Editorial Comment: MDC-A unleashes touts to punish supporters Mr Chamisa

It is unusual for a political party to threaten, assault and destroy the livelihoods of its own supporters and voters, but the MDC-Alliance has this week managed this by unleashing tsotsis and touts against the people of Harare and Bulawayo where it got high percentages of the vote in the last Presidential and general election.

This is not a mistake the late Morgan Tsvangirai would have made, but then he had a clue about democracy, something his successors seem to think was a mistake. He founded the Movement for Democratic Change; they obviously want another party, the Movement for Undemocratic Change, or a movement that will sweep them into power without the bother of an election. Mr Tsvangirai tried to persuade; they threaten using bully boys.

The result is likely to be obvious. The MDC-Alliance is unlikely to poll higher numbers and will almost certainly have lost support. Many people dislike being threatened, something President Mnangagwa understands and he enforced a democratic sobriety on his own party before the last elections. Which is one of the reasons he won.

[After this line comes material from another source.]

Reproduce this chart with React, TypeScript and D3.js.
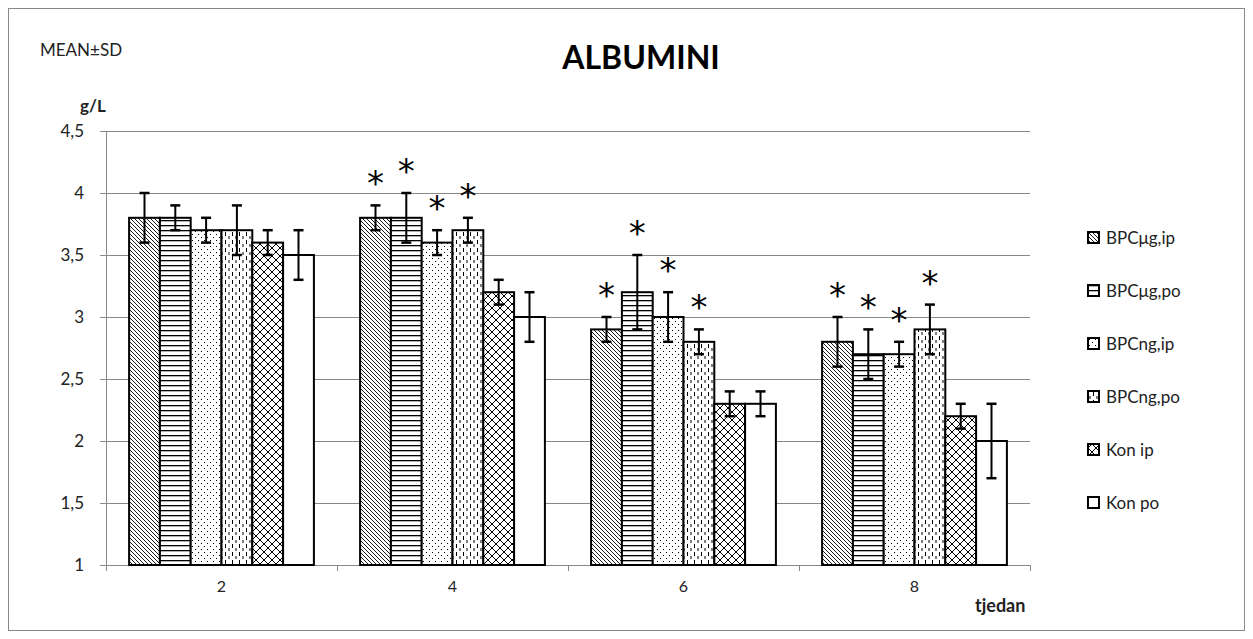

The Zimbabwe Congress of Trade Unions also highlighted the totally undemocratic nature of its two or three top officials by calling for the stayaway. Normally a trades union or a federation of trades unions goes through a complex balloting procedure before taking action.

In the case of the ZCTU, this would involve consulting its affiliates, the majority of trades unions in Zimbabwe, and they in turn would have to consult and ballot their membership. We have no idea of what the result of such a process would have been because a couple of people bypassed the whole democratic process and issued a decree.

And when it became obvious on Monday that most people in Harare and Bulawayo were, despite how they voted in July, not interested in taking part in the mass action ordered by this handful of opposition political and trades union leaders, squads of unemployed, and unemployable, young men, were unleashed to back up the threats made on social media over the weekend by a more literate element, who were, however, absent from the front lines.

The economic damage in the formal sector, and among the minority with jobs in this sector, will be very modest. Most businesses will be able to catch up lost production or sales and generally workers in the formal sector will be willing to put in the extra effort to ensure their employer remains viable and so secure their jobs.

Employers recognise that their staff were absent not because of any ideological desire to miss work, but because they were shut into their suburbs. The employers themselves received serious criminal threats. It is in the informal sector, where the urban majority have to be self-employed, where the damage was most hurtful. Many in this sector create and sell services, handle perishable products, or earn a living in other ways that require them to deliver daily. When they lose a day’s work they lose a day’s income. A kombi driver forbidden to pick up passengers cannot get a double load tomorrow; a hairdresser unable to serve a customer cannot give her two hairdos next week; a vegetable vendor sitting with a pile of rotting tomatoes can never sell these and has to restock.

We doubt if people who live by preying on others care. They are unable to understand that most people earn a living by creating, not be destroying or being parasites on the larger society.

When Nelson Chamisa seized control of the MDC-Alliance after the death of Mr Tsvangirai many party supporters recognised he was a loose cannon unfit for high office, but assumed the respectable and responsible element in the leadership would exercise the required adult supervision.

Now those have been forced out of the party, have walked out in disgust or have been sidelined, the young gang leaders exercise almost total control, as we saw this week.

The responsible element complained about the creation of a gang of thugs, and now perhaps everyone can see what they meant.

It will be interesting if those in the party who understand the meaning of the D in MDC will be able to regain control or whether the party will continue to be little more than a street gang of young thugs; if the former then it might be able to rebuild the support it lost this week. If it continues as a street gang, then others will fill the void, in particular a cleaned-up and rejuvenated Zanu-PF.